Right about this time, they hear a clanking of a German tank that’s rolling in.
They wait until night and Saunders sneaks out of the tunnel towards the river. The tank spots Saunders as he tries to peek around the corner. Saunders is now in the difficult spot of deciding whether the German is to come with them and possibly impair their escape or to execute him to prevent him from talking.
Saunders leaves Caje as the last man to leave, which leaves this morally questionable task on him. Doc is reluctant to leave because he senses what is about to happen, but Saunders orders him to come on, which he obeys.
This is probably the most intense part of the film, when Caje is forced to chose whether to shoot the prisoner or not. It’s not an “order”, yet, it’s understood that is what’s going to happen.
We then hear a shot, which Saunders takes as Caje doing the unpleasant business and they get on their way back to their lines.
It’s at the end, when Saunders wants to talk to Caje about what happened and Caje confesses that he couldn’t do it. That they didn’t train him to look into an old man’s eyes while he shot him.
At this point, we get a sense that Saunders would have been okay with what Caje had done, no matter which way it had gone. This is the conundrum of war that this series will explore.

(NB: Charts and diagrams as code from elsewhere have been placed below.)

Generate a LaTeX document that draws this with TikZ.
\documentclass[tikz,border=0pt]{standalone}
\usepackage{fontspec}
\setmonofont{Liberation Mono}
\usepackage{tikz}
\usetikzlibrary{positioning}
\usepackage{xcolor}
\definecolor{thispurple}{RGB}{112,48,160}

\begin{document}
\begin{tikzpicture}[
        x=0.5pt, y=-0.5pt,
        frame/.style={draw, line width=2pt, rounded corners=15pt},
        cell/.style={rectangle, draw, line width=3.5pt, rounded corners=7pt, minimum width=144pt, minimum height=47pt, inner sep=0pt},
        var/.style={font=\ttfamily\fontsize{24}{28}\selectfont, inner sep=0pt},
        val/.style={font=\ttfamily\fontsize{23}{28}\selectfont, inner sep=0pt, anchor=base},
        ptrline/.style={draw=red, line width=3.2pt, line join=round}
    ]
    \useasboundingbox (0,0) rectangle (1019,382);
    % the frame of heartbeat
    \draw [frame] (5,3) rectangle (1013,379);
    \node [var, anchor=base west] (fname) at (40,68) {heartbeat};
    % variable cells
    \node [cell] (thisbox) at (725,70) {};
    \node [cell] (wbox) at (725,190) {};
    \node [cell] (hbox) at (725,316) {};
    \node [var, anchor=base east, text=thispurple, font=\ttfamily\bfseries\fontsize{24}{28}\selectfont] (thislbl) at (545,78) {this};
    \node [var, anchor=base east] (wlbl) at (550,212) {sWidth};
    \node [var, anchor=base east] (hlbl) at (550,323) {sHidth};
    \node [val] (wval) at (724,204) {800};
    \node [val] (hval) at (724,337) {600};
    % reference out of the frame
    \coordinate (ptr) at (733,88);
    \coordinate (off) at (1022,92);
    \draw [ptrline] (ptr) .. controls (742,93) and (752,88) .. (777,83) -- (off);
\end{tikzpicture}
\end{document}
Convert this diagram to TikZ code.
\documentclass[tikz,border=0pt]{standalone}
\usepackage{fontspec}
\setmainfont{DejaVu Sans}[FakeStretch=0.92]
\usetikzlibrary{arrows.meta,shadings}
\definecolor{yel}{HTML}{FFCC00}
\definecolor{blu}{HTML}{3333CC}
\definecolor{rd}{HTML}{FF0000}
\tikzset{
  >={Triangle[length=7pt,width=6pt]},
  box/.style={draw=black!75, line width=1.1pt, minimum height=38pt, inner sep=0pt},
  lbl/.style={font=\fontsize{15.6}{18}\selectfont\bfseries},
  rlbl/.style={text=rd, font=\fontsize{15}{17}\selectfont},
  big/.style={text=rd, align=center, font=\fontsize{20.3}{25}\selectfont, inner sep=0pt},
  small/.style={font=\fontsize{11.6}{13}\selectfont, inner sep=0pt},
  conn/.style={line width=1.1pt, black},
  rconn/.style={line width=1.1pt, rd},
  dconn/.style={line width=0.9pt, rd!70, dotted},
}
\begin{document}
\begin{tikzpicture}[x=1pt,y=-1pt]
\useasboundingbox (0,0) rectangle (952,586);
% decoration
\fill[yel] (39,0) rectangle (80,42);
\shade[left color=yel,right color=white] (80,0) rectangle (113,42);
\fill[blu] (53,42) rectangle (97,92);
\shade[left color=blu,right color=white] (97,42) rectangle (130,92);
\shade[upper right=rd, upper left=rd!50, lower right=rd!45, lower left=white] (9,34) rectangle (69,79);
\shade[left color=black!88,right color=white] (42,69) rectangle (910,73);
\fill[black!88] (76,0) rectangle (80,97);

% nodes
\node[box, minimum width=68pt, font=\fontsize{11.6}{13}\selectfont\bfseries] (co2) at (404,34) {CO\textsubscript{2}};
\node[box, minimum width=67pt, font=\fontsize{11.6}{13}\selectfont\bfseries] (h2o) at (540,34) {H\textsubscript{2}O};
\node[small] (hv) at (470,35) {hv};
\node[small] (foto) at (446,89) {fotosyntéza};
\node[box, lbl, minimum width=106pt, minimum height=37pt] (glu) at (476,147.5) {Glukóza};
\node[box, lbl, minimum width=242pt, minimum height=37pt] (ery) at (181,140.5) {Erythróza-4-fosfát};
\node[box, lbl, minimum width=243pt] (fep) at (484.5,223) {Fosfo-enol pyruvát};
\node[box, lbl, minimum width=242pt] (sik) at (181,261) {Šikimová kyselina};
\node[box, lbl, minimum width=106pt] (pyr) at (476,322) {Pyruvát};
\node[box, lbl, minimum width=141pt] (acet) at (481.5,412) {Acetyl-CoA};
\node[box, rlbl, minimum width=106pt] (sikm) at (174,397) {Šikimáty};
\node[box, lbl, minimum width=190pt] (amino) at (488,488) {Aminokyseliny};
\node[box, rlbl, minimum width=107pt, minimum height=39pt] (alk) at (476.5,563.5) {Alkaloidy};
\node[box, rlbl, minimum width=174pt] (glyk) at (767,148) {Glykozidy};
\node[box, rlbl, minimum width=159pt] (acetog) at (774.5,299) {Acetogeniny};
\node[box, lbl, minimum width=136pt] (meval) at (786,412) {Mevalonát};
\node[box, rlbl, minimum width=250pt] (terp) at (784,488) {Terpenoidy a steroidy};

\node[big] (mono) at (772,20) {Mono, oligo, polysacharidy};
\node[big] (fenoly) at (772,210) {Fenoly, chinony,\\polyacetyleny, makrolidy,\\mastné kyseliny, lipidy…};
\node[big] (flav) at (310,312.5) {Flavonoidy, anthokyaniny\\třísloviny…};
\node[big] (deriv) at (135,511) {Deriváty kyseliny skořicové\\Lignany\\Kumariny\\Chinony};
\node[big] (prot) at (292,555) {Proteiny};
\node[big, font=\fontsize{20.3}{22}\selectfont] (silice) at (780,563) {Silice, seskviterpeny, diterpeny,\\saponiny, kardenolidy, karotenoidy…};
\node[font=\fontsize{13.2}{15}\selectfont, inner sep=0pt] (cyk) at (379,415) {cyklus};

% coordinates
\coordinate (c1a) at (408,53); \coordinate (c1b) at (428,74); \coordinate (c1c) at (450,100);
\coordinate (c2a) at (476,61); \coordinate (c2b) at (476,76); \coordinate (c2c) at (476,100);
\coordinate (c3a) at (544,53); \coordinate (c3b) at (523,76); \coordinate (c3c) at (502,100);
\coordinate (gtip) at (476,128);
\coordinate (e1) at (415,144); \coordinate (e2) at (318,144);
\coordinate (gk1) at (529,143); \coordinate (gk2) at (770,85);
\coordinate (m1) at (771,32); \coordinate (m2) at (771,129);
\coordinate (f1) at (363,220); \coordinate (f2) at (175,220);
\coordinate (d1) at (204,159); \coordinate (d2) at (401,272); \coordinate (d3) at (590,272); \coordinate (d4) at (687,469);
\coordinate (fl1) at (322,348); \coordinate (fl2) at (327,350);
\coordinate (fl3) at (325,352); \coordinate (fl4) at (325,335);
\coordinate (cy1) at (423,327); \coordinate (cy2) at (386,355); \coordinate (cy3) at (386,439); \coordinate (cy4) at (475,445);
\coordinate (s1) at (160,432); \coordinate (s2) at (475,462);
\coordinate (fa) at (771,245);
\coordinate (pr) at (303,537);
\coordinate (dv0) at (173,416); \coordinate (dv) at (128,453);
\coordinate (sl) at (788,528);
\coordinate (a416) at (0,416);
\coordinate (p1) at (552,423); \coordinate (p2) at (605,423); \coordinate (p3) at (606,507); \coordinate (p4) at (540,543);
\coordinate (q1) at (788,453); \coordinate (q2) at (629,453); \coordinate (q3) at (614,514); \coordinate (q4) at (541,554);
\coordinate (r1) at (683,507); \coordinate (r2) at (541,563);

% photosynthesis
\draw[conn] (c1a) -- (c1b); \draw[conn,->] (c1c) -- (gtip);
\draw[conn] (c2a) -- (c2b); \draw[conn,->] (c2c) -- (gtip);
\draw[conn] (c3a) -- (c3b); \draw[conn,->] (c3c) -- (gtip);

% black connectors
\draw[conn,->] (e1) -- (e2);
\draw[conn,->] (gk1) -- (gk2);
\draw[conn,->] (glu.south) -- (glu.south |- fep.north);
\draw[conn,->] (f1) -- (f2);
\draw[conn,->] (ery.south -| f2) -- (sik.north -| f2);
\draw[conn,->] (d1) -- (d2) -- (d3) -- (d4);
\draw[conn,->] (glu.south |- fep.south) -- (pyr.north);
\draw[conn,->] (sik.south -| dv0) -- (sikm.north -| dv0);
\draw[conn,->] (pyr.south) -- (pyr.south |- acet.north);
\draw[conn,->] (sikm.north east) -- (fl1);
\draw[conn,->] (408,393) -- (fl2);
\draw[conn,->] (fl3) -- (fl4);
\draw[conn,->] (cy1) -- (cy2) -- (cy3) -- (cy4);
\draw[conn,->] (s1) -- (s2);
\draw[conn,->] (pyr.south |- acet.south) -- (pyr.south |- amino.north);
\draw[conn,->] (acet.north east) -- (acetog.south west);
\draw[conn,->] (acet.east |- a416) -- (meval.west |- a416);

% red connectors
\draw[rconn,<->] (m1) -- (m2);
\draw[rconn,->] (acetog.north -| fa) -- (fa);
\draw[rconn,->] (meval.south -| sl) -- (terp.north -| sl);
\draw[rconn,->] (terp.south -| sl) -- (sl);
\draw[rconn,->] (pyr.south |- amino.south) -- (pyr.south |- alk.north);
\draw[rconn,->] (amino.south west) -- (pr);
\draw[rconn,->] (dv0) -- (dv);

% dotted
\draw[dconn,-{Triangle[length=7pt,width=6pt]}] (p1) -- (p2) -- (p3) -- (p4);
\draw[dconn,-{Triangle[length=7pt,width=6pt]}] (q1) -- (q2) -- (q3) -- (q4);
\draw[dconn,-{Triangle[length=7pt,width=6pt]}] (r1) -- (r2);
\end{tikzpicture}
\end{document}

Personally, I feel that the ending was a bit overacted. I did like the choice that was made though. I’m not sure how the American public would have bought a brand new war series, had the leading character(s) committed cold blooded murder on the very first episode. Especially to an amiable and frightened old man who presented no harm to the squad. Perhaps they would’ve had a more of a difficult time warming up to the guys had that happened.